__EXERCISE INSTRUCTIONS__. Every line below is to be copied exactly, with the pictures left out.

__COLLECTED DATA__.

· · · ·

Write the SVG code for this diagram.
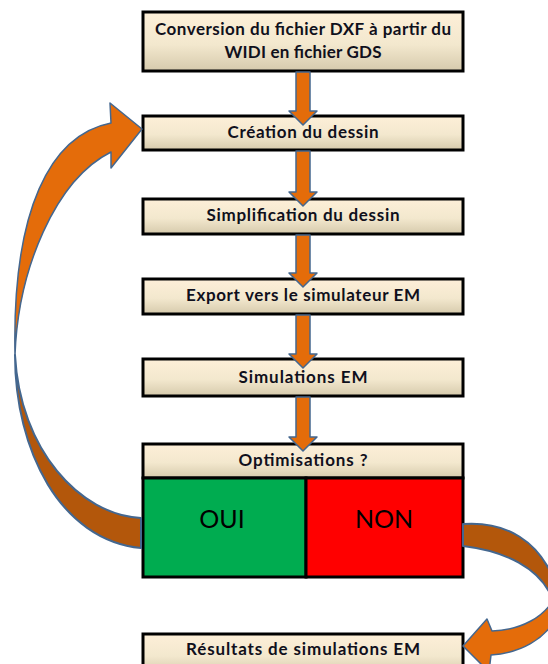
<svg xmlns="http://www.w3.org/2000/svg" width="548" height="664" viewBox="0 0 548 664">
<defs>
<linearGradient id="cream" x1="0" y1="0" x2="0" y2="1">
<stop offset="0" stop-color="#FDEFD8"/>
<stop offset="0.55" stop-color="#F3E8CE"/>
<stop offset="1" stop-color="#D6CAAC"/>
</linearGradient>
<style>
.box{fill:url(#cream);stroke:#000;stroke-width:3}
.lbl{font-family:Lato,"Open Sans","Liberation Sans",sans-serif;font-weight:bold;font-size:17px;fill:#10101c;text-anchor:middle}
.big{font-family:Lato,"Open Sans","Liberation Sans",sans-serif;font-size:25px;fill:#000;text-anchor:middle}
.arr{fill:#E46C0A;stroke:#44678F;stroke-width:1.5;stroke-linejoin:round}
.arrd{fill:#B3570B;stroke:#44678F;stroke-width:2;stroke-linejoin:round}
</style>
</defs>
<rect width="548" height="664" fill="#fff"/>
<g id="n1"><rect class="box" x="143" y="12" width="320" height="59"/>
<text class="lbl" x="303" y="35" textLength="296">Conversion du fichier DXF à partir du</text>
<text class="lbl" x="303" y="58" textLength="157">WIDI en fichier GDS</text></g>
<g id="n2"><rect class="box" x="143" y="116" width="320" height="34"/>
<text class="lbl" x="303" y="138" textLength="151">Création du dessin</text></g>
<g id="n3"><rect class="box" x="143" y="199" width="320" height="35"/>
<text class="lbl" x="303" y="221" textLength="193">Simplification du dessin</text></g>
<g id="n4"><rect class="box" x="143" y="279" width="320" height="35"/>
<text class="lbl" x="303" y="301" textLength="234">Export vers le simulateur EM</text></g>
<g id="n5"><rect class="box" x="143" y="359" width="320" height="37"/>
<text class="lbl" x="303" y="383" textLength="129">Simulations EM</text></g>
<g id="n6"><rect class="box" x="143" y="444" width="320" height="34"/>
<text class="lbl" x="303" y="466" textLength="129">Optimisations ?</text>
<rect x="143" y="478" width="163" height="99" fill="#00AC50" stroke="#000" stroke-width="3"/>
<rect x="306" y="478" width="157" height="99" fill="#FF0000" stroke="#000" stroke-width="3"/>
<text class="big" x="222" y="528">OUI</text>
<text class="big" x="384" y="528">NON</text></g>
<g id="n7"><rect class="box" x="143" y="634" width="320" height="40"/>
<text class="lbl" x="303" y="655" textLength="234">Résultats de simulations EM</text></g>
<g id="connectors">
<path class="arr" d="M296,72 H310 V111 H317 L303,125 L289,111 H296 Z"/>
<path class="arr" d="M296,151 H310 V192 H317 L303,206 L289,192 H296 Z"/>
<path class="arr" d="M296,235 H310 V273 H317 L303,287 L289,273 H296 Z"/>
<path class="arr" d="M296,315 H310 V354 H317 L303,368 L289,354 H296 Z"/>
<path class="arr" d="M296,397 H310 V437 H317 L303,451 L289,437 H296 Z"/>
<path class="arrd" d="M141,518 C80,515 20,450 15,355 C15,450 60,540 141,548 Z"/>
<path class="arr" d="M142,129 L111,168 L111,152 C55,180 18,270 15,355 C12,210 50,135 111,123 L110,103 Z"/>
<path class="arrd" d="M463,524 C505,521 540,540 556,585 L552,598 C540,568 505,551 463,546 Z"/>
<path class="arr" d="M556,595 C545,618 520,630 492,631 L487,619 L463,646 L489,672 L491,655 C520,653 545,640 558,615 Z"/>
</g>
</svg>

· · · ·

__REPLY__.
Write the SVG code for this diagram.
<svg xmlns="http://www.w3.org/2000/svg" width="548" height="664" viewBox="0 0 548 664">
<defs>
<linearGradient id="cream" x1="0" y1="0" x2="0" y2="1">
<stop offset="0" stop-color="#FDEFD8"/>
<stop offset="0.55" stop-color="#F3E8CE"/>
<stop offset="1" stop-color="#D6CAAC"/>
</linearGradient>
<style>
.box{fill:url(#cream);stroke:#000;stroke-width:3}
.lbl{font-family:Lato,"Open Sans","Liberation Sans",sans-serif;font-weight:bold;font-size:17px;fill:#10101c;text-anchor:middle}
.big{font-family:Lato,"Open Sans","Liberation Sans",sans-serif;font-size:25px;fill:#000;text-anchor:middle}
.arr{fill:#E46C0A;stroke:#44678F;stroke-width:1.5;stroke-linejoin:round}
.arrd{fill:#B3570B;stroke:#44678F;stroke-width:2;stroke-linejoin:round}
</style>
</defs>
<rect width="548" height="664" fill="#fff"/>
<g id="n1"><rect class="box" x="143" y="12" width="320" height="59"/>
<text class="lbl" x="303" y="35" textLength="296">Conversion du fichier DXF à partir du</text>
<text class="lbl" x="303" y="58" textLength="157">WIDI en fichier GDS</text></g>
<g id="n2"><rect class="box" x="143" y="116" width="320" height="34"/>
<text class="lbl" x="303" y="138" textLength="151">Création du dessin</text></g>
<g id="n3"><rect class="box" x="143" y="199" width="320" height="35"/>
<text class="lbl" x="303" y="221" textLength="193">Simplification du dessin</text></g>
<g id="n4"><rect class="box" x="143" y="279" width="320" height="35"/>
<text class="lbl" x="303" y="301" textLength="234">Export vers le simulateur EM</text></g>
<g id="n5"><rect class="box" x="143" y="359" width="320" height="37"/>
<text class="lbl" x="303" y="383" textLength="129">Simulations EM</text></g>
<g id="n6"><rect class="box" x="143" y="444" width="320" height="34"/>
<text class="lbl" x="303" y="466" textLength="129">Optimisations ?</text>
<rect x="143" y="478" width="163" height="99" fill="#00AC50" stroke="#000" stroke-width="3"/>
<rect x="306" y="478" width="157" height="99" fill="#FF0000" stroke="#000" stroke-width="3"/>
<text class="big" x="222" y="528">OUI</text>
<text class="big" x="384" y="528">NON</text></g>
<g id="n7"><rect class="box" x="143" y="634" width="320" height="40"/>
<text class="lbl" x="303" y="655" textLength="234">Résultats de simulations EM</text></g>
<g id="connectors">
<path class="arr" d="M296,72 H310 V111 H317 L303,125 L289,111 H296 Z"/>
<path class="arr" d="M296,151 H310 V192 H317 L303,206 L289,192 H296 Z"/>
<path class="arr" d="M296,235 H310 V273 H317 L303,287 L289,273 H296 Z"/>
<path class="arr" d="M296,315 H310 V354 H317 L303,368 L289,354 H296 Z"/>
<path class="arr" d="M296,397 H310 V437 H317 L303,451 L289,437 H296 Z"/>
<path class="arrd" d="M141,518 C80,515 20,450 15,355 C15,450 60,540 141,548 Z"/>
<path class="arr" d="M142,129 L111,168 L111,152 C55,180 18,270 15,355 C12,210 50,135 111,123 L110,103 Z"/>
<path class="arrd" d="M463,524 C505,521 540,540 556,585 L552,598 C540,568 505,551 463,546 Z"/>
<path class="arr" d="M556,595 C545,618 520,630 492,631 L487,619 L463,646 L489,672 L491,655 C520,653 545,640 558,615 Z"/>
</g>
</svg>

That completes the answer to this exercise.